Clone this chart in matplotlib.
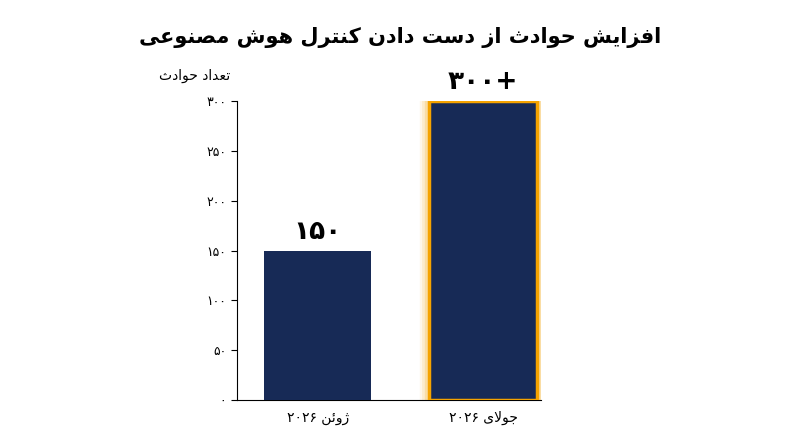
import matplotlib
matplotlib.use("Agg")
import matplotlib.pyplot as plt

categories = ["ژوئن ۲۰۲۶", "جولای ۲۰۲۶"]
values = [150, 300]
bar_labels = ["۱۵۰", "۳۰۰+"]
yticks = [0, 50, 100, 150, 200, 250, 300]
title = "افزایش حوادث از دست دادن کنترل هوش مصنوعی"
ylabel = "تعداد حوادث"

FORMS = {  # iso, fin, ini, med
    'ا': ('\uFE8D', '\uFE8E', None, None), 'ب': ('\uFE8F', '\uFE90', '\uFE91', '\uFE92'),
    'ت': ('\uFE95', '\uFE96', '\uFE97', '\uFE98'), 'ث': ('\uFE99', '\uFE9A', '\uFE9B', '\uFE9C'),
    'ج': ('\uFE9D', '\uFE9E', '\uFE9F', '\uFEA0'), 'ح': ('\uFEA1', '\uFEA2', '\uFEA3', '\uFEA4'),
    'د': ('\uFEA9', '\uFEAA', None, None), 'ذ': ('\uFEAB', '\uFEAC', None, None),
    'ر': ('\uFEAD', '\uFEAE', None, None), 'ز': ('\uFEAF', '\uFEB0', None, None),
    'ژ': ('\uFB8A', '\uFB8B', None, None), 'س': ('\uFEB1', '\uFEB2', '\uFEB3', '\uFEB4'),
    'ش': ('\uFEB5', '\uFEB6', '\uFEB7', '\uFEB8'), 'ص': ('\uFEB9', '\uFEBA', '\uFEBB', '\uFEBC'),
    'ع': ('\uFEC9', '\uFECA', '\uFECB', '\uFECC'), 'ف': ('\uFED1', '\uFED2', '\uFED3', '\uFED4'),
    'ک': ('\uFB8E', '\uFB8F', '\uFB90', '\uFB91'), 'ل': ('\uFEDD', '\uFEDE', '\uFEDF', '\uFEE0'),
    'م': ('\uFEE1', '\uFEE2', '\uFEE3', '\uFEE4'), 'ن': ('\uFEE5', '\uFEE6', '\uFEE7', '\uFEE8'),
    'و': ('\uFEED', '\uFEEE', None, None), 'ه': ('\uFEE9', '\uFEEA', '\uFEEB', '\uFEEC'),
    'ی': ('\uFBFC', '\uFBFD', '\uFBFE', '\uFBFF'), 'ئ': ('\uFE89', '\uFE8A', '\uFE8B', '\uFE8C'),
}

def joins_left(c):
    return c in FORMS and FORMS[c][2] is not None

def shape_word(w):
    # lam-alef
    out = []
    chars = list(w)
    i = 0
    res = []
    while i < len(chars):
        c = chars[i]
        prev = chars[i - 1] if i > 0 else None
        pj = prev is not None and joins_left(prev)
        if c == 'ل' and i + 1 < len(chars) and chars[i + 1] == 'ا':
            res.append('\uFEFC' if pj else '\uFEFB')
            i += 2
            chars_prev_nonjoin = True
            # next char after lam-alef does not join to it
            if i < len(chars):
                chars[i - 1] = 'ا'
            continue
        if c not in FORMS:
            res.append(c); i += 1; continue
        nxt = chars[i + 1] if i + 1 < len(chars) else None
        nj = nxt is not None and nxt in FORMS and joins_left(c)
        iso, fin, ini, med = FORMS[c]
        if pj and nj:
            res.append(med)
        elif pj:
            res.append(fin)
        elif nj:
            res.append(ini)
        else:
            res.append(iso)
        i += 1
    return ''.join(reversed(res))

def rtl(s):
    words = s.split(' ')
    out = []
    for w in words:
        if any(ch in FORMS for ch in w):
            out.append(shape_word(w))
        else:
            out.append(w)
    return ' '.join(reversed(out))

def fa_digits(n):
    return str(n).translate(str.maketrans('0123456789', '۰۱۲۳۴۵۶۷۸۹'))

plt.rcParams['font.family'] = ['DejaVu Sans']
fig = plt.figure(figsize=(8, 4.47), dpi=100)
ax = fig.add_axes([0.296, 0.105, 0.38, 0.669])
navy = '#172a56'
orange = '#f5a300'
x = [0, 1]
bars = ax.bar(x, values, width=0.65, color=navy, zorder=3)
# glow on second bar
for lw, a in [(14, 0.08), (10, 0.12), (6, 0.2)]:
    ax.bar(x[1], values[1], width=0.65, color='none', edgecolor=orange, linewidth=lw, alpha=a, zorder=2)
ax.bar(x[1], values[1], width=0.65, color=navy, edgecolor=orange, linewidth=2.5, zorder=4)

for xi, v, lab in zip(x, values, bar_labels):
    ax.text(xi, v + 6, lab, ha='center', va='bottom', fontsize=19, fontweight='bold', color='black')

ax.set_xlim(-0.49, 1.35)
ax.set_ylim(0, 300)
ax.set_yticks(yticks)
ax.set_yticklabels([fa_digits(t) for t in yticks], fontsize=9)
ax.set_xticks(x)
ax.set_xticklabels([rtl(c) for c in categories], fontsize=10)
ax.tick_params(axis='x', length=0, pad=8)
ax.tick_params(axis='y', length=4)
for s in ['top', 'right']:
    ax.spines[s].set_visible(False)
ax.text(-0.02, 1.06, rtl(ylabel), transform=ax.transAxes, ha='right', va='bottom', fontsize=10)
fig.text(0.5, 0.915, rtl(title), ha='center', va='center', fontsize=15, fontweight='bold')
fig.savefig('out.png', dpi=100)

• • • • • • •

SHORT PROBLEM => Copy nothing but the lines from the top of the data down to the line containing "import matplotlib.pyplot as plt", and leave the pictures out.

EXERCISE ANSWER =>
Clone this chart in matplotlib.
import matplotlib
matplotlib.use("Agg")
import matplotlib.pyplot as plt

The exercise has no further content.